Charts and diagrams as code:
%%

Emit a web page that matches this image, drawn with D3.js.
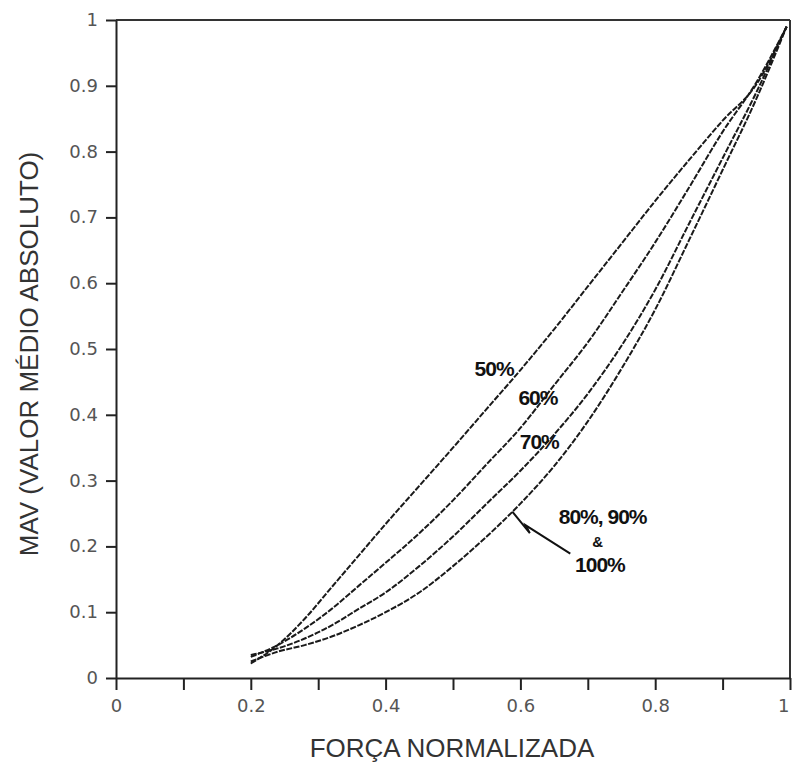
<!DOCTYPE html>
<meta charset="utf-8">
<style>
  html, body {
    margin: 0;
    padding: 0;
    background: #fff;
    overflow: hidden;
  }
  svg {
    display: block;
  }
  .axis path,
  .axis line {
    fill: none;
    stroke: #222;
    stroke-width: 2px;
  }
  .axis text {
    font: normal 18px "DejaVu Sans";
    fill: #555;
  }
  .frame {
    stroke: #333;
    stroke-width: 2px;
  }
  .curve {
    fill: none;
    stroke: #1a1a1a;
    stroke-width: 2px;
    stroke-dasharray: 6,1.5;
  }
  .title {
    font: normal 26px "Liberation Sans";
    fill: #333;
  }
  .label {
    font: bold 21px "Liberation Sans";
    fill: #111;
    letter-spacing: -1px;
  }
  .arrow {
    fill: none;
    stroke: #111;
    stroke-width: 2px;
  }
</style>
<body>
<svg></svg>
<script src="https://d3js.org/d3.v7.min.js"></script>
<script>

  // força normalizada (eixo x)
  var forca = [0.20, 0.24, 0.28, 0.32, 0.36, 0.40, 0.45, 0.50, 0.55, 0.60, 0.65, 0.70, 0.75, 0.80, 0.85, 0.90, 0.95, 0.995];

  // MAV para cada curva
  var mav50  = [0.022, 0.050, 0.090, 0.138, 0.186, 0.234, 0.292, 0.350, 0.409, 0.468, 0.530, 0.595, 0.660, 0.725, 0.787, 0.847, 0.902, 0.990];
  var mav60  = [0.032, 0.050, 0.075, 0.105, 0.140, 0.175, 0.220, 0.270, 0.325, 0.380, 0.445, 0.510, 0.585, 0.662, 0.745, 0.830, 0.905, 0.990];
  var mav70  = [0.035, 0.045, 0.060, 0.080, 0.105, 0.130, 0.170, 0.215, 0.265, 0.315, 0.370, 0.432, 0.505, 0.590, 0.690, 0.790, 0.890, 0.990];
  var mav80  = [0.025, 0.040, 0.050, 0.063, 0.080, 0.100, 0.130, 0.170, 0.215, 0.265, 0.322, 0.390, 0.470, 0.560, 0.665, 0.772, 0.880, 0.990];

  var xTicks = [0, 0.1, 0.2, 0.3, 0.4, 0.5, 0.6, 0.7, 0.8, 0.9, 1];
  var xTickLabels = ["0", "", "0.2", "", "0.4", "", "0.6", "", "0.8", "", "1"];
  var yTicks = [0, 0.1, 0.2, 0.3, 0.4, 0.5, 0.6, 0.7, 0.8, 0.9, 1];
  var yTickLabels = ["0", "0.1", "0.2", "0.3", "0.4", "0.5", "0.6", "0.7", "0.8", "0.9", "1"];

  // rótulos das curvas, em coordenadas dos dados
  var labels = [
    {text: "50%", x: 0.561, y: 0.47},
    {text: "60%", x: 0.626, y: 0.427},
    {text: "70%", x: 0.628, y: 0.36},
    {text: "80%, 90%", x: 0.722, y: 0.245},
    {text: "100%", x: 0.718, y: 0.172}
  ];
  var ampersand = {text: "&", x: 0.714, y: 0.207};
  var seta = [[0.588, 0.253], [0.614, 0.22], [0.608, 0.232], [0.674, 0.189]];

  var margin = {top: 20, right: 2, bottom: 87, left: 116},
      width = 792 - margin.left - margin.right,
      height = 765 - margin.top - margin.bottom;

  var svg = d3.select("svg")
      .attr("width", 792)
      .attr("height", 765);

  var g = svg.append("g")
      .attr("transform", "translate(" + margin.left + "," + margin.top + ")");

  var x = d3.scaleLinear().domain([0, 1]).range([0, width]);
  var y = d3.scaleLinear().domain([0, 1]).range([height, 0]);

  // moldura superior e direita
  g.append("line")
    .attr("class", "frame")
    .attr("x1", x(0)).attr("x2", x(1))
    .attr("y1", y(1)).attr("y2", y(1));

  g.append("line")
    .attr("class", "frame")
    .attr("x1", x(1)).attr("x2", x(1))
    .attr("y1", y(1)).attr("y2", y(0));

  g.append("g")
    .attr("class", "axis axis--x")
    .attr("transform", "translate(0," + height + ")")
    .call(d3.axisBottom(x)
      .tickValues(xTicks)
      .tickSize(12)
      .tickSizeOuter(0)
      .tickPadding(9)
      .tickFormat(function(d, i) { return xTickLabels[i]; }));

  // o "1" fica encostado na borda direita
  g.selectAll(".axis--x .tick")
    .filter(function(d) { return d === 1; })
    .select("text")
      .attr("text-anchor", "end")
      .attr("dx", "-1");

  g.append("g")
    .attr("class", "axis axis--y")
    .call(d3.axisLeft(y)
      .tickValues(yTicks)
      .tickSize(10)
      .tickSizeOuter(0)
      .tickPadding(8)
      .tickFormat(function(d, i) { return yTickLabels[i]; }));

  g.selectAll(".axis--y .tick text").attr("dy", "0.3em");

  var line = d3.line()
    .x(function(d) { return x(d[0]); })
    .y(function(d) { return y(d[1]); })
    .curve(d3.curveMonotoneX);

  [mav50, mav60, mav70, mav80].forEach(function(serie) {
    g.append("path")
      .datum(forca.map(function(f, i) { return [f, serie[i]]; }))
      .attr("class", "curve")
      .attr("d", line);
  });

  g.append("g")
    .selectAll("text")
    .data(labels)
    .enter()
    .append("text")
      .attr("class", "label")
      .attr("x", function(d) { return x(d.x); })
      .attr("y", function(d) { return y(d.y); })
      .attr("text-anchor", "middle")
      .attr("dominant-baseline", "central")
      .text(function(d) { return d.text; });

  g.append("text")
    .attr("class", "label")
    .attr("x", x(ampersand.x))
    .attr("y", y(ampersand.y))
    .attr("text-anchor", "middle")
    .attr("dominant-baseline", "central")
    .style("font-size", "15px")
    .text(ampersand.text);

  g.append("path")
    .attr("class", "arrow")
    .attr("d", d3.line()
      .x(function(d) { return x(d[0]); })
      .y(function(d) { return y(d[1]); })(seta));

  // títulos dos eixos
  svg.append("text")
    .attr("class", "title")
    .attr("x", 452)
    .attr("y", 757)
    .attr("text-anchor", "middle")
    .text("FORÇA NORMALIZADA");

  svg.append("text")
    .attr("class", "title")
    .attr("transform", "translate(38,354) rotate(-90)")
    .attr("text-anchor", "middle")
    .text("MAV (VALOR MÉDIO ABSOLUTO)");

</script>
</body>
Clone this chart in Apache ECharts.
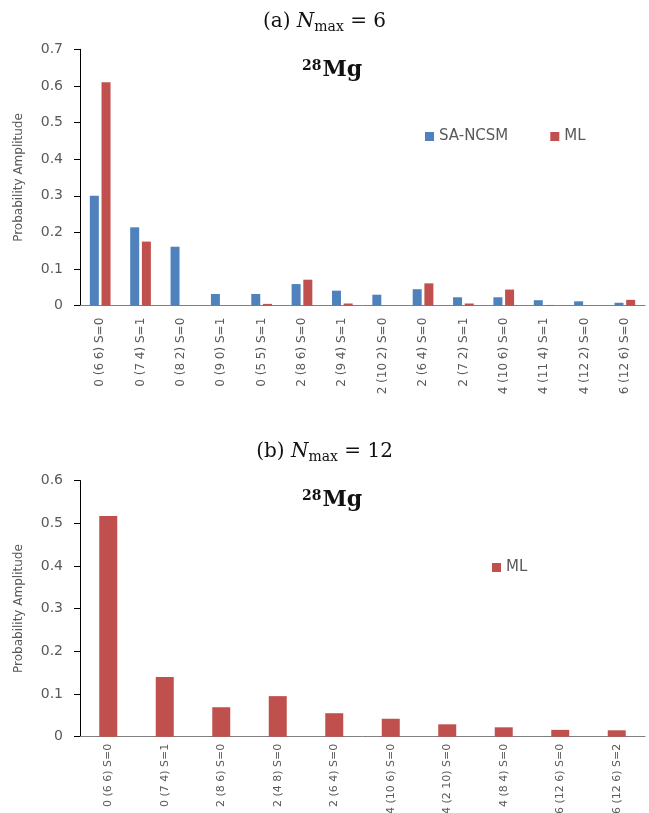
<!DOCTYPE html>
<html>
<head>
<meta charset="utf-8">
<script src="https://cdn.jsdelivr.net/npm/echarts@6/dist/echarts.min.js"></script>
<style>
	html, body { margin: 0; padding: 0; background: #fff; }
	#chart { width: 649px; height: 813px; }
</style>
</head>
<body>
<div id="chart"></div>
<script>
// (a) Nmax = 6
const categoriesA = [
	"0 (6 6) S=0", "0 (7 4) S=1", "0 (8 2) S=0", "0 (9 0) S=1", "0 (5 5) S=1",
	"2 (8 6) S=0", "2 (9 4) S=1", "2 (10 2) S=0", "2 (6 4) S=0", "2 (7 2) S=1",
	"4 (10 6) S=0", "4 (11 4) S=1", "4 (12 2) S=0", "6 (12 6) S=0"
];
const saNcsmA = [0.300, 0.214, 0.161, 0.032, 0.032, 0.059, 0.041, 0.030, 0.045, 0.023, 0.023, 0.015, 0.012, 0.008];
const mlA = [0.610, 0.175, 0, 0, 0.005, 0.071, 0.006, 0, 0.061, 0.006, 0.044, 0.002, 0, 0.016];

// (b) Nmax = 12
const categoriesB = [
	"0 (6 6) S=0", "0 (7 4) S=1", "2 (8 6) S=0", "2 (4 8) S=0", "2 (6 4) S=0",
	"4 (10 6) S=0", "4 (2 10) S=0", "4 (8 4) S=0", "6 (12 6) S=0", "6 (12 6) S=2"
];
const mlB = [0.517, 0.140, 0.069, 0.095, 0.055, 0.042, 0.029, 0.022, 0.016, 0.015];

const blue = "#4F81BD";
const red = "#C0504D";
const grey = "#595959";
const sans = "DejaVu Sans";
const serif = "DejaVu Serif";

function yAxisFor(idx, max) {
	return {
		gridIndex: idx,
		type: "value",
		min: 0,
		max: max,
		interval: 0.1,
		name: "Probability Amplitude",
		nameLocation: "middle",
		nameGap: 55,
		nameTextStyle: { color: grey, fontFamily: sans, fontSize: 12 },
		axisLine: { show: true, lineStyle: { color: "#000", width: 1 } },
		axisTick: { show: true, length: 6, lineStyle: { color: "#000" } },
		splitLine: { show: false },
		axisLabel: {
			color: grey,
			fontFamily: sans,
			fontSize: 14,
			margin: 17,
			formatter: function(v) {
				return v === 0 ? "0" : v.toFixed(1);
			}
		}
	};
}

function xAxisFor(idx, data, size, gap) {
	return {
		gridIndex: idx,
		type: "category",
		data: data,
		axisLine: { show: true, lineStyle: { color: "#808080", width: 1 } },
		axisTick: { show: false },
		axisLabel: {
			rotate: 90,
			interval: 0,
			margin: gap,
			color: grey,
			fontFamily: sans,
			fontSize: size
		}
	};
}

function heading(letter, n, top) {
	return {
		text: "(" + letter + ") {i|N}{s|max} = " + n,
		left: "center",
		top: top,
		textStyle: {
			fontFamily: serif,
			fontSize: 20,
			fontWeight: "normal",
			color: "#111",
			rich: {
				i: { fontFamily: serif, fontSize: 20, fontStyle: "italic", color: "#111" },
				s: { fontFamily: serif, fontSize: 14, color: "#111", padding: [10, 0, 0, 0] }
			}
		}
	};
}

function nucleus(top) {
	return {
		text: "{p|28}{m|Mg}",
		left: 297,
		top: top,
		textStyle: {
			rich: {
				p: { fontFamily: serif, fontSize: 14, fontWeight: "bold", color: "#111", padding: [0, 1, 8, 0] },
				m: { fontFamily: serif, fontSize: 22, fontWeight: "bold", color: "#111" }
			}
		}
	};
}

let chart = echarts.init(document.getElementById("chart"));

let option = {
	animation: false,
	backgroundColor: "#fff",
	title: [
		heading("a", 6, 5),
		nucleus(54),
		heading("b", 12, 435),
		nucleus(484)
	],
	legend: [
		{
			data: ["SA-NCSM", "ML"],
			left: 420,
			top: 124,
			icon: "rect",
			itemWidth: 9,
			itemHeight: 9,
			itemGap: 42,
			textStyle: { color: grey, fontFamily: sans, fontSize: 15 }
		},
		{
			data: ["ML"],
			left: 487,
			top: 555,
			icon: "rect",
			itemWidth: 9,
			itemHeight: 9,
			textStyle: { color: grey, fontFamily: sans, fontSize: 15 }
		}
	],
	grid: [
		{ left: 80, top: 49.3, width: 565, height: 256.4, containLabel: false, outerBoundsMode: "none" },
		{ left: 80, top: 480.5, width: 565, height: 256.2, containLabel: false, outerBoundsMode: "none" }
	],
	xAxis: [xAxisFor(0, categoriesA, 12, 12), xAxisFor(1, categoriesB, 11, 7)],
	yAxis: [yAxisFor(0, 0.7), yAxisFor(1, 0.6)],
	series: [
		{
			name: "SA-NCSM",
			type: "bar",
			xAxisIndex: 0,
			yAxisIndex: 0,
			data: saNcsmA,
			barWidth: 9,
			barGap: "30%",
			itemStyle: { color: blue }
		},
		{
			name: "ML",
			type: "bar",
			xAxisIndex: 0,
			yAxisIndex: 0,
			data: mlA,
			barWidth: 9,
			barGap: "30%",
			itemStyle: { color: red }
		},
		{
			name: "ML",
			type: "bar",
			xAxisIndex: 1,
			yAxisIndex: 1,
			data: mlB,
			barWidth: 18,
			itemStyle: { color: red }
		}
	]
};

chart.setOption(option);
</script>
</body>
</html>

%%

> _Stated task_
Start at the first line of the records and write out everything up to and including the line containing "0.90, 0.95, 0.995];". No pictures.

> _Response to this exercise_
Emit a web page that matches this image, drawn with D3.js.
<!DOCTYPE html>
<meta charset="utf-8">
<style>
  html, body {
    margin: 0;
    padding: 0;
    background: #fff;
    overflow: hidden;
  }
  svg {
    display: block;
  }
  .axis path,
  .axis line {
    fill: none;
    stroke: #222;
    stroke-width: 2px;
  }
  .axis text {
    font: normal 18px "DejaVu Sans";
    fill: #555;
  }
  .frame {
    stroke: #333;
    stroke-width: 2px;
  }
  .curve {
    fill: none;
    stroke: #1a1a1a;
    stroke-width: 2px;
    stroke-dasharray: 6,1.5;
  }
  .title {
    font: normal 26px "Liberation Sans";
    fill: #333;
  }
  .label {
    font: bold 21px "Liberation Sans";
    fill: #111;
    letter-spacing: -1px;
  }
  .arrow {
    fill: none;
    stroke: #111;
    stroke-width: 2px;
  }
</style>
<body>
<svg></svg>
<script src="https://d3js.org/d3.v7.min.js"></script>
<script>

  // força normalizada (eixo x)
  var forca = [0.20, 0.24, 0.28, 0.32, 0.36, 0.40, 0.45, 0.50, 0.55, 0.60, 0.65, 0.70, 0.75, 0.80, 0.85, 0.90, 0.95, 0.995];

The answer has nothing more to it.